PPRuNe Forums - View Single Post - Flight Testing
Thread: Flight Testing
View Single Post
Old 8th September 2003 | 17:26
  #3 (permalink)  
safetypee
 
Joined: Dec 2002
Posts: 2,776
Likes: 351
From: UK
For larger (long range) aircraft the production flight tests could be undertaken during one flight or even amalgamated with delivery to a cabin completion centre. In my experience in the regional market a minimum of two flights were flown and a third snag clearance flight always planned before the aircraft was offered to a customer. Few if any major issues were found during flight test; although I do recall a complete air-system failure, no anti icing, and stuck flaps on one first flight. Generally the performance tests confirmed the certification requirements and compared with the type database which validated the build quality. The snag clearing flight was always a point of debate between production, ground and flights test, and the bean counters. For late production run aircraft (after the first 50) the production tests could easily be completed in two flights, providing the aircraft was complete. However in order to meet late customer requests, the advent of ‘just in time’ (always late) build policy, and need to meet set dates (keep the shareholders happy), the first flight was often undertaken with acceptable discrepancies (mainly in the cabin).

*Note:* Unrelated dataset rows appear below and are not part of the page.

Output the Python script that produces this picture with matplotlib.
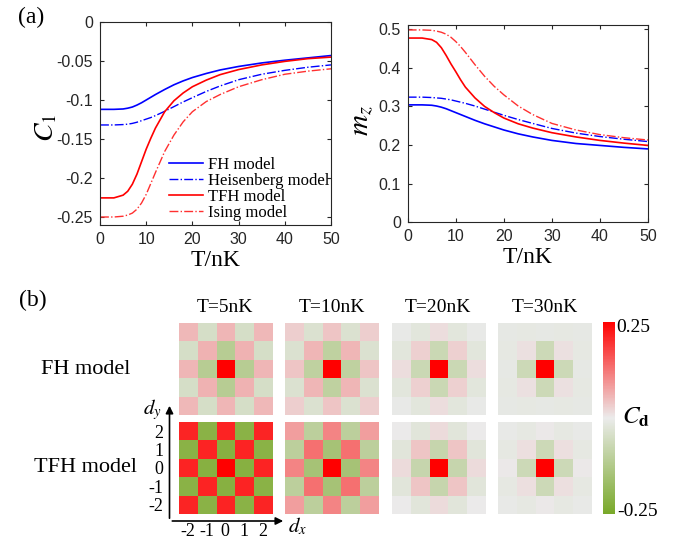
import numpy as np
import matplotlib.pyplot as plt
from matplotlib.colors import LinearSegmentedColormap
from matplotlib.patches import FancyArrowPatch

plt.rcParams['mathtext.fontset'] = 'stix'
plt.rcParams['font.family'] = 'Liberation Serif'

# ---- (a) curves, T in nK ----
T = [0, 3, 5, 6, 7, 8, 9, 10, 11, 12, 14, 16, 18, 20, 23, 26, 30, 35, 40, 45, 50]

c1_fh = [-0.112, -0.112, -0.1115, -0.1105, -0.109, -0.1065, -0.1035, -0.100, -0.0965, -0.093,
         -0.0865, -0.0805, -0.0755, -0.0712, -0.066, -0.0615, -0.057, -0.0525, -0.049, -0.046, -0.043]
c1_heis = [-0.132, -0.132, -0.1315, -0.131, -0.130, -0.1285, -0.1265, -0.1245, -0.1225, -0.120,
           -0.1145, -0.1085, -0.1025, -0.097, -0.089, -0.082, -0.074, -0.067, -0.062, -0.058, -0.055]
c1_tfh = [-0.2255, -0.2255, -0.222, -0.217, -0.208, -0.195, -0.179, -0.163, -0.149, -0.136,
          -0.115, -0.101, -0.091, -0.083, -0.0745, -0.0675, -0.061, -0.055, -0.0505, -0.047, -0.045]
c1_ising = [-0.250, -0.250, -0.249, -0.2475, -0.245, -0.240, -0.232, -0.221, -0.207, -0.193,
            -0.166, -0.145, -0.128, -0.115, -0.102, -0.093, -0.083, -0.074, -0.067, -0.063, -0.060]

mz_fh = [0.304, 0.304, 0.303, 0.301, 0.298, 0.294, 0.289, 0.284, 0.279, 0.274,
         0.264, 0.255, 0.247, 0.239, 0.229, 0.221, 0.212, 0.204, 0.199, 0.194, 0.190]
mz_heis = [0.324, 0.324, 0.323, 0.322, 0.321, 0.319, 0.317, 0.314, 0.311, 0.308,
           0.301, 0.293, 0.285, 0.277, 0.266, 0.256, 0.243, 0.231, 0.222, 0.215, 0.209]
mz_tfh = [0.477, 0.477, 0.473, 0.466, 0.452, 0.432, 0.410, 0.390, 0.369, 0.350,
          0.322, 0.300, 0.284, 0.270, 0.255, 0.244, 0.232, 0.221, 0.212, 0.205, 0.199]
mz_ising = [0.498, 0.498, 0.497, 0.495, 0.492, 0.487, 0.479, 0.468, 0.455, 0.440,
            0.408, 0.378, 0.352, 0.330, 0.301, 0.279, 0.256, 0.239, 0.227, 0.219, 0.213]

labels = ['FH model', 'Heisenberg model', 'TFH model', 'Ising model']

# ---- (b) correlation maps: values for |d| = (0,0),(1,0),(1,1),(2,0),(2,1),(2,2) ----
temps = ['T=5nK', 'T=10nK', 'T=20nK', 'T=30nK']
cd_fh = [[0.25, -0.112, 0.060, 0.056, -0.046, 0.054],
         [0.25, -0.095, 0.055, 0.040, -0.035, 0.030],
         [0.25, -0.070, 0.028, 0.015, -0.018, -0.004],
         [0.25, -0.065, 0.010, -0.008, -0.010, -0.008]]
cd_tfh = [[0.25, -0.215, 0.212, 0.212, -0.210, 0.210],
          [0.25, -0.150, 0.130, 0.108, -0.100, 0.082],
          [0.25, -0.080, 0.040, 0.017, -0.020, 0.000],
          [0.25, -0.065, 0.012, 0.003, -0.010, -0.004]]
d = [-2, -1, 0, 1, 2]

cmap = LinearSegmentedColormap.from_list('cd', ['#78a828', '#ebebeb', '#ff0000'])


def grid(v):
    idx = {(0, 0): 0, (1, 0): 1, (1, 1): 2, (2, 0): 3, (2, 1): 4, (2, 2): 5}
    g = np.zeros((5, 5))
    for i, dy in enumerate(d[::-1]):
        for j, dx in enumerate(d):
            a, b = sorted((abs(dx), abs(dy)), reverse=True)
            g[i, j] = v[idx[(a, b)]]
    return g


fig = plt.figure(figsize=(6.94, 5.41), dpi=100)
W, H = 694., 541.


def add_ax(l, t, r, b):
    return fig.add_axes([l / W, 1 - b / H, (r - l) / W, (b - t) / H])


def fp(x, y):
    return (x / W, 1 - y / H)


sans = 'Liberation Sans'
dark = '#262626'


def style(ax):
    ax.tick_params(direction='in', length=3, top=True, right=True, colors=dark,
                   labelsize=11.5, pad=5)
    for s in ax.spines.values():
        s.set_color(dark)
        s.set_linewidth(0.8)


# top-left: C1
ax1 = add_ax(100, 22, 331, 224.8)
ax1.plot(T, c1_fh, '-', color='#0000ff', lw=1.2, label=labels[0])
ax1.plot(T, c1_heis, '-.', color='#0000ff', lw=1.0, label=labels[1])
ax1.plot(T, c1_tfh, '-', color='#ff0000', lw=1.2, label=labels[2])
ax1.plot(T, c1_ising, '-.', color='#ff3030', lw=1.0, label=labels[3])
ax1.set_xlim(0, 50)
ax1.set_ylim(-0.26, 0)
ax1.set_xticks([0, 10, 20, 30, 40, 50], ['0', '10', '20', '30', '40', '50'], fontfamily=sans)
ax1.set_yticks([0, -0.05, -0.1, -0.15, -0.2, -0.25],
               ['0', '-0.05', '-0.1', '-0.15', '-0.2', '-0.25'], fontfamily=sans)
style(ax1)
ax1.set_xlabel('T/nK', fontsize=17, labelpad=2)
ax1.set_ylabel('$C_1$', fontsize=20)
ax1.yaxis.set_label_coords(-0.175, 0.48)
ax1.legend(loc='lower left', bbox_to_anchor=(0.30, 0.02), frameon=False, fontsize=12,
           labelspacing=0.0, handlelength=2.0, handletextpad=0.3, borderpad=0, borderaxespad=0)

# top-right: mz
ax2 = add_ax(407.7, 25.3, 648, 222.3)
ax2.plot(T, mz_fh, '-', color='#0000ff', lw=1.2)
ax2.plot(T, mz_heis, '-.', color='#0000ff', lw=1.0)
ax2.plot(T, mz_tfh, '-', color='#ff0000', lw=1.2)
ax2.plot(T, mz_ising, '-.', color='#ff3030', lw=1.0)
ax2.set_xlim(0, 50)
ax2.set_ylim(0, 0.51)
ax2.set_xticks([0, 10, 20, 30, 40, 50], ['0', '10', '20', '30', '40', '50'], fontfamily=sans)
ax2.set_yticks([0, 0.1, 0.2, 0.3, 0.4, 0.5], ['0', '0.1', '0.2', '0.3', '0.4', '0.5'],
               fontfamily=sans)
style(ax2)
ax2.set_xlabel('T/nK', fontsize=17, labelpad=2)
ax2.set_ylabel('$m_z$', fontsize=21)
ax2.yaxis.set_label_coords(-0.13, 0.514)

fig.text(*fp(31, 17), '(a)', fontsize=17, ha='center', va='center')
fig.text(*fp(33, 300), '(b)', fontsize=17, ha='center', va='center')

# heatmaps
lefts = [178.5, 285, 391.5, 498]
pw = 93.5
rows = [(322.5, 414.5), (422, 513.5)]
for k in range(4):
    for r, data in enumerate([cd_fh, cd_tfh]):
        t, b = rows[r]
        ax = add_ax(lefts[k], t, lefts[k] + pw, b)
        im = ax.imshow(grid(data[k]), cmap=cmap, vmin=-0.25, vmax=0.25,
                       extent=(-2.5, 2.5, -2.5, 2.5), aspect='auto', interpolation='nearest')
        for s in ax.spines.values():
            s.set_visible(False)
        if k == 0 and r == 1:
            ax.set_xticks(d, [str(v) for v in d])
            ax.set_yticks(d, [str(v) for v in d])
            ax.tick_params(length=0, labelsize=13)
            ax.tick_params(axis='x', pad=7)
            ax.tick_params(axis='y', pad=11)
        else:
            ax.set_xticks([])
            ax.set_yticks([])
    fig.text(*fp(lefts[k] + pw / 2, 308), temps[k], fontsize=14, ha='center', va='center')

fig.text(*fp(86, 370), 'FH model', fontsize=16, ha='center', va='center')
fig.text(*fp(86, 467), 'TFH model', fontsize=16, ha='center', va='center')

# d axes arrows
fig.add_artist(FancyArrowPatch(fp(169.5, 521), fp(169.5, 403), transform=fig.transFigure,
                               arrowstyle='-|>', mutation_scale=11, lw=1.2, color='k'))
fig.add_artist(FancyArrowPatch(fp(169.5, 521), fp(286, 521), transform=fig.transFigure,
                               arrowstyle='-|>', mutation_scale=11, lw=1.2, color='k'))
fig.text(*fp(152, 410), '$d_y$', fontsize=15, ha='center', va='center')
fig.text(*fp(297, 526), '$d_x$', fontsize=15, ha='center', va='center')

# colorbar
cax = add_ax(603, 321.7, 615, 514.3)
cb = fig.colorbar(im, cax=cax)
cb.outline.set_visible(False)
cax.set_yticks([])
fig.text(*fp(616, 327), '0.25', fontsize=14, ha='left', va='center')
fig.text(*fp(617, 511), '-0.25', fontsize=14, ha='left', va='center')
fig.text(*fp(622, 417), r'$C_{\mathbf{d}}$', fontsize=18, ha='left', va='center')

fig.savefig('out.png', dpi=100)
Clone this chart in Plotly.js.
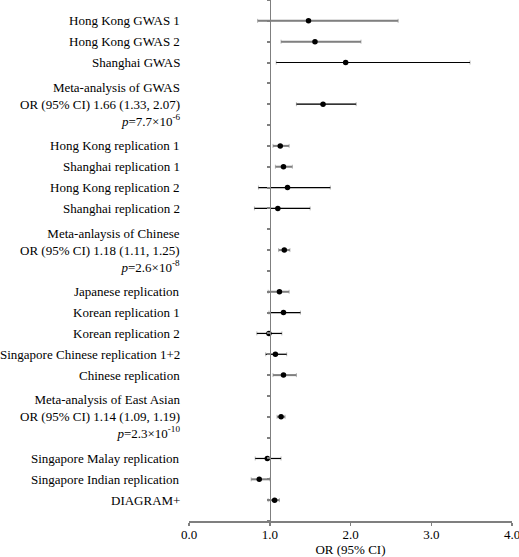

On rare occasions (large powerful customers) operator pilots participated in the production tests; the aim was to satisfy the customer and speed the acceptance process. This policy was fraught with problems; most line pilots had not experienced a flight test environment before, you cannot test fly an aircraft within airline SOPs. Furthermore the experience of operator pilots was variable; the presence of some on the flight deck was more hazardous than the test it’s self i.e. those who had not conducted a full stick push stall, or real engine out climb before. It was somewhat surprising to find so called experience pilots from leading aviation countries who had not stalled a large aircraft, flown with one engine shut down, or even exceeded 45 deg bank; and then there were those who though that the aircraft would disintegrate at VMO +5 !!!
Latterly common sense prevailed and customers were given up to 5 hours flight time for their acceptance against their own (usually very restricted) test plan. During this time flying with operator pilots enabled a positive transfer of knowledge about the aircraft, particularly where the manufacturer used training captains as production test pilots.